Australia Rejects Historic Indigenous Referendum, Setting Back Reconciliatory Efforts

On October 14, Australians went to the polls to vote in the country’s first referendum in 25 years. The referendum asked voters if they supported amending the country’s constitution to recognize the Aboriginal and Torres Strait Islander Peoples as the First Peoples of Australia and creating a parliamentary advisory body known as the Aboriginal and Torres Strait Islander Voice, or simply “the Voice.”



Sixty-one per cent of voters opposed creating the Voice, with all six states rejecting the proposal.

 

Failing the First Peoples

The outcome is a blow to the country’s Indigenous reconciliatory efforts. Australia has yet to reach a treaty with its First Peoples and lags behind countries with similar histories, such as Canada and New Zealand, on reconciliatory efforts. Despite comprising 3.8 per cent of Australia’s population and inhabiting the land for more than 60,000 years, the Aboriginal and Torres Strait Islander Peoples are not explicitly mentioned in the country’s constitution and are among the most systematically disadvantaged in the country.

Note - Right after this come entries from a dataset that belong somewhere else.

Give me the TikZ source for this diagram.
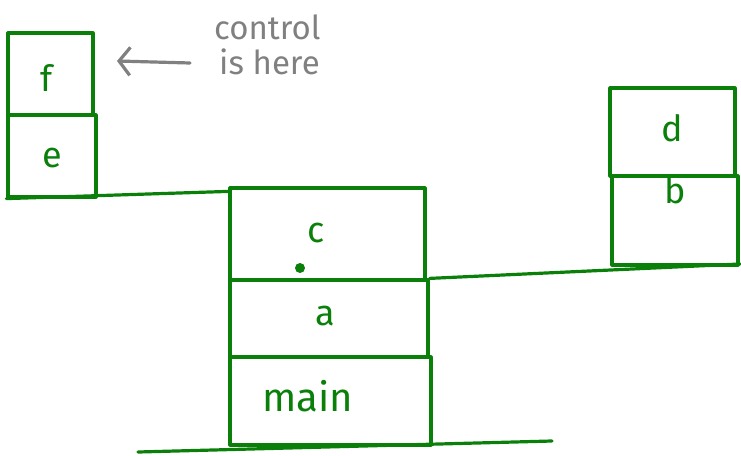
\documentclass[tikz,border=0pt]{standalone}
\usepackage{fontspec}
\setmainfont{Fira Sans}
\usetikzlibrary{arrows.meta,calc}
\definecolor{pen}{RGB}{10,128,10}
\definecolor{note}{RGB}{128,128,128}
\tikzset{
  box/.style={draw=pen, line width=3.2pt, line cap=round, line join=round, inner sep=0pt},
  lbl/.style={text=pen, font=\fontsize{36}{40}\selectfont, inner sep=0pt},
  ground/.style={draw=pen, line width=3.2pt, line cap=round},
  notetext/.style={text=note, font=\fontsize{33}{35}\selectfont, align=left, inner sep=0pt},
  pointer/.style={draw=note, line width=3.2pt, line cap=round, -{Straight Barb[length=11pt,width=28pt,line width=3.2pt]}}
}
\begin{document}
\begin{tikzpicture}[x=1pt,y=-1pt]
\useasboundingbox (0,0) rectangle (741,455);
% boxes
\node[box, minimum width=85pt, minimum height=82pt] (f) at (50.5,74) {};
\node[box, minimum width=88pt, minimum height=82pt] (e) at (52,156) {};
\node[box, minimum width=195pt, minimum height=92pt] (c) at (327.5,234) {};
\node[box, minimum width=198pt, minimum height=77pt] (a) at (329,318.5) {};
\node[box, minimum width=201pt, minimum height=88pt] (m) at (330.5,401) {};
\node[box, minimum width=125pt, minimum height=88pt] (d) at (672.5,132) {};
\node[box, minimum width=126pt, minimum height=89pt] (b) at (675,220.5) {};
% labels
\node[lbl] (lf) at (47,78) {f};
\node[lbl] (le) at (52,158) {e};
\node[lbl] (lc) at (316,233) {c};
\fill[pen] (300,268) circle (5pt) coordinate (dot);
\node[lbl] (la) at (325,316) {a};
\node[lbl, font=\fontsize{40}{44}\selectfont] (lm) at (308,396) {main};
\node[lbl] (ld) at (672,128) {d};
\node[lbl] (lb) at (675,190) {b};
% ground lines
\coordinate (rend) at (740,264);
\coordinate (g1) at (138,452);
\coordinate (g2) at (552,441);
\draw[ground] (e.south west) -- ($(c.north west)+(0,5)$);
\draw[ground] (a.north east) -- (rend);
\draw[ground] (g1) -- (g2);
% note
\node[notetext, anchor=north west] (ctl) at (214,15) {control\\\hspace*{5pt}is here};
\coordinate (ptail) at (190,63);
\coordinate (ptip) at (117,61);
\draw[pointer] (ptail) -- (ptip);
\end{tikzpicture}
\end{document}
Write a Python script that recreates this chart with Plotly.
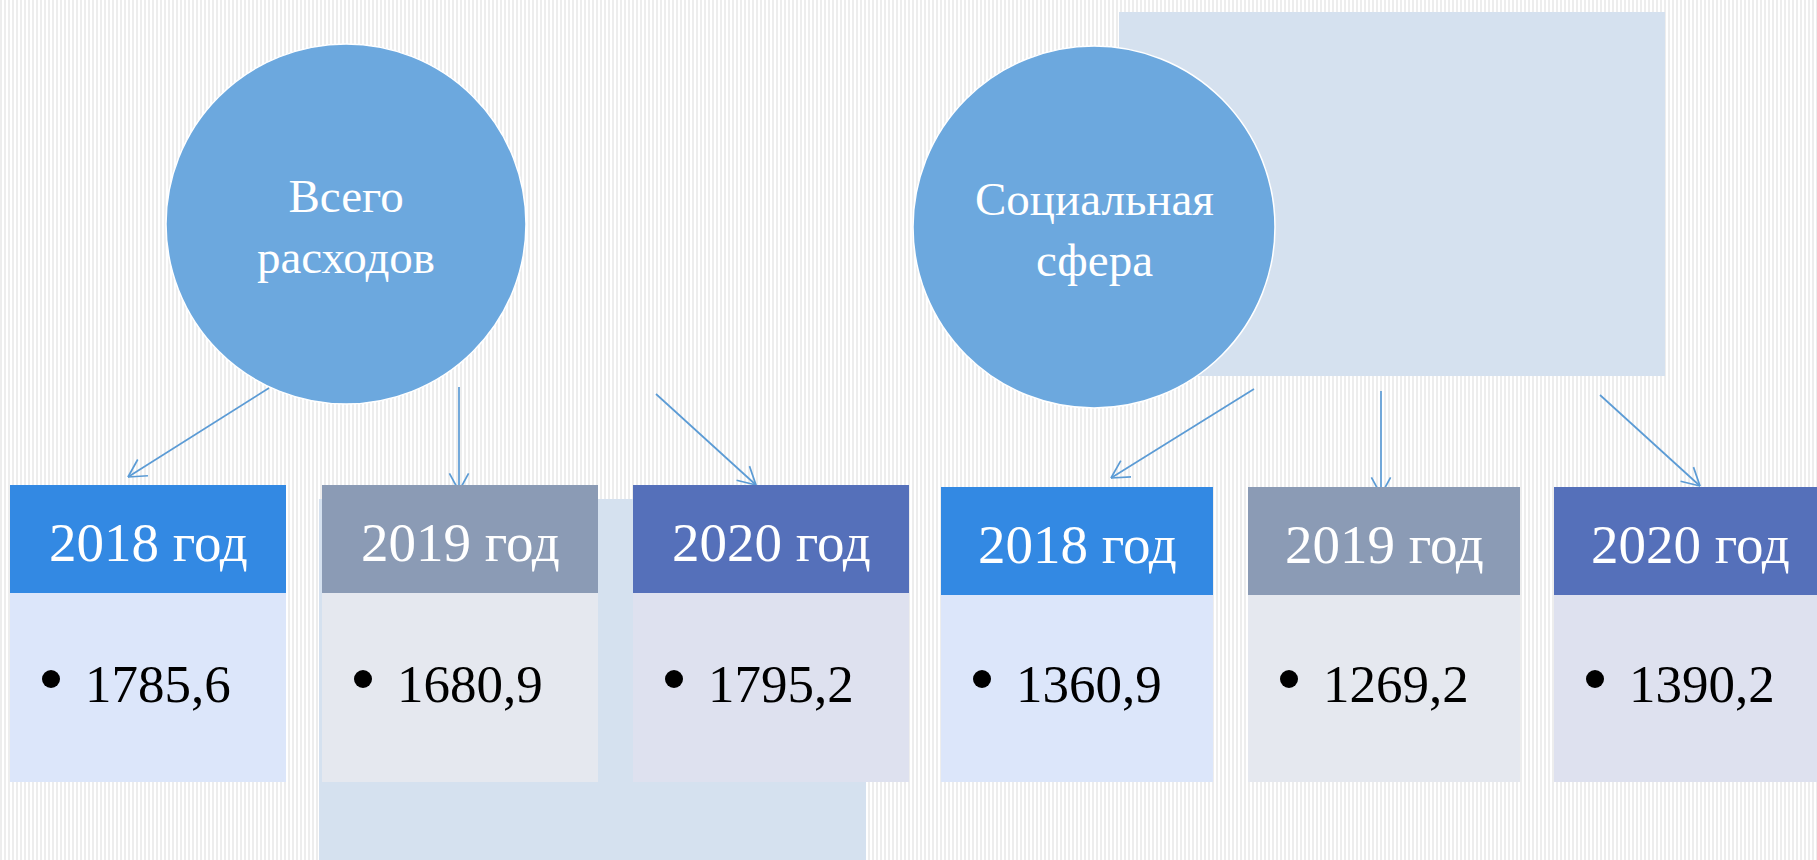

The proposal was criticized for being poorly framed, with some voters taking a “Don’t know? Vote no” approach. The Voice was seen by some as “toothless,” but its creators — a group of 250 Indigenous leaders — defended the proposal, hoping it was enough of a compromise to make it through a referendum.



Australia’s last referendum on Indigenous rights was in 1967. That year, Australians voted to reform the constitution to officially recognize Indigenous Peoples as part of the Australian population.

 

A setback for the Albanese government

The referendum was spawned from a reconciliation roadmap — the Uluru Statement from the Heart — that included a call for constitutional reform by the Aboriginal and Torres Strait Islander Peoples.



Implementing the Uluru Statement was a major electoral promise for Australia’s ruling Labour Party, led by Prime Minister Anthony Albanese. During its parliamentary sitting week, beginning this week, the government will face questions on how it plans to implement the Uluru Statement as well as its failure to deliver on Indigenous issues.